Case Study: EU Battery Digital Passport : Terms and Definitions

Link to Energy Battery Glossary: 110+ terms available on Github

We were invited by the Advanced Manufacturing Research Centre in South Korea to bring the Ontology Maker approach to the Future of Energy conference in Ulsan to facilitate multilingual conversations between companies, government and organisations.

We focused on the new EU regulation requiring all automotive batteries (ie. for vehicles, cars) to carry a ‘battery digital passport‘ and provide essential information about the battery materials, construction and environmental footprint.

We used our AI-enabled Ontology Maker product/service to create a multilingual glossary of terms working with terms and standards used in Korea, China, Japan and the Middle East and referencing the Battery Passport Data Model and Technical Document.

These 110+ terms in English, Korean, Chinese, Japanese and Arabic support companies and organisations seeking to collaborate and deliver battery-related solutions to the EU. They are available on Github under Creative Commons license to support project and team collaboration.

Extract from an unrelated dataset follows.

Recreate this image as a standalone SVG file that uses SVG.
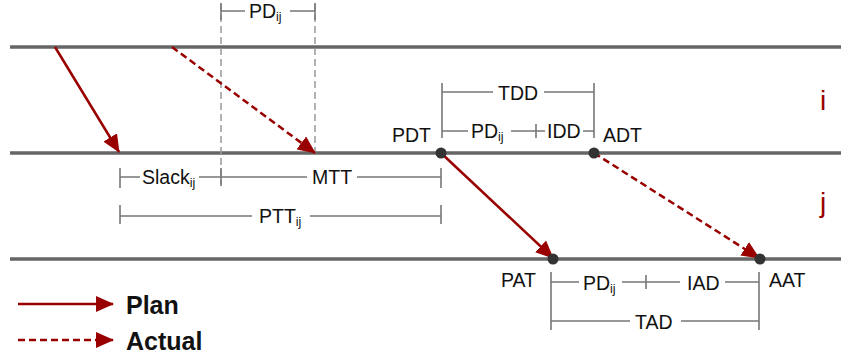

Another aspect of the Ontology Maker process included comparing standards from different regions to help stakeholders see the connections between them (see below).

Energy battery standards in EU, Korean, China, Japan and the Middle East

Next steps

We are working with energy stakeholders and decision makers to assess how the energy glossaries supports their projects and teams across sectors and languages.

The project also identified that many countries lack an overarching non-technical vision for how energy flows through their land. This inhibits a wide understanding of how energy is generated, distributed and managed and how different parts of the energy system connect together. So we created a new project convening key decision makers and stakeholders to co-produce a conceptual model of energy flows in a country.